Inhalt des Dokuments
Architecture- and Algorithm Design for Stream Processing of NLP Pipelines
Since the emerge of the internet, most content is text based. These texts are created in a huge amount by social networks, blogs, research papers, and also through traditional journalists in form of articles. In case of news articles, different areas like politicians, disaster relief, tourism- or the financial industry cannot even cope with the large amount of data published. Because of this, automatic text analysis technologies have to be developed in order to summarize relevant data to the user. This topic area concentrates on the stream based processing of German financial news texts and cooperates with YUKKA Lab AG. YUKKA Lab AG develops solutions that enable the analysis of finance-related big data in real-time.
In cooperation with YUKKA Lab AG, we defined two topics for thesis’s based on real-world problems.

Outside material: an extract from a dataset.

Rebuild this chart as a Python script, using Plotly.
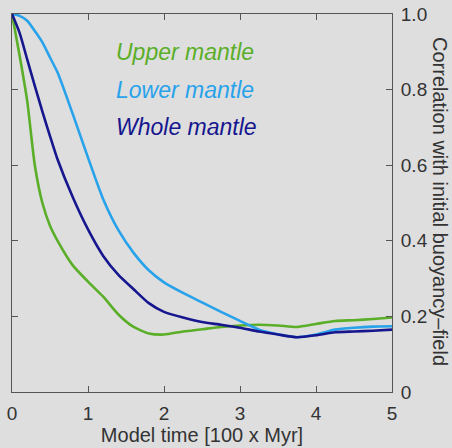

Those two topics are:
- Streaming based NLP algorithms. Real world financial news data needs to be learned and processed iteratively for each incoming point of data on the fly. Open source libraries like Stanford CoreNLP, Darmstadt DKPro and Berlin spaCy as well as SaaS solutions like IBM Watson are only a subset of possible frameworks to work with.
- Stream processing Architecture for NLP algorithm Pipelines. Apache Frameworks like Kafka, Spark and Flink allow the navigation of data stream through an analysis pipeline. The aim of this topic is to design and create an architecture, which scales with the data streams generated by news feeds and integrates existing analysis components.
From YUKKA Lab AG’s side access to financial experts, real-world financial big data and the already existing analysis infrastructure is available to students. From TUB’s side for testing and evaluation proposes, our 200-node cluster (each node: Quadcore Xeon @3.3 GHz, 16 GB RAM, 3 TB RAID0) is available. Thesis language: German or English.
Prerequisites: good programming skills in Java, desirable skills in Python and PHP; for topic 1: interest in algorithmic design, online algorithms, and knowledge of basic NLP algorithms; for topic 2: interest in distributed systems, basic knowledge about Hadoop based systems/processing.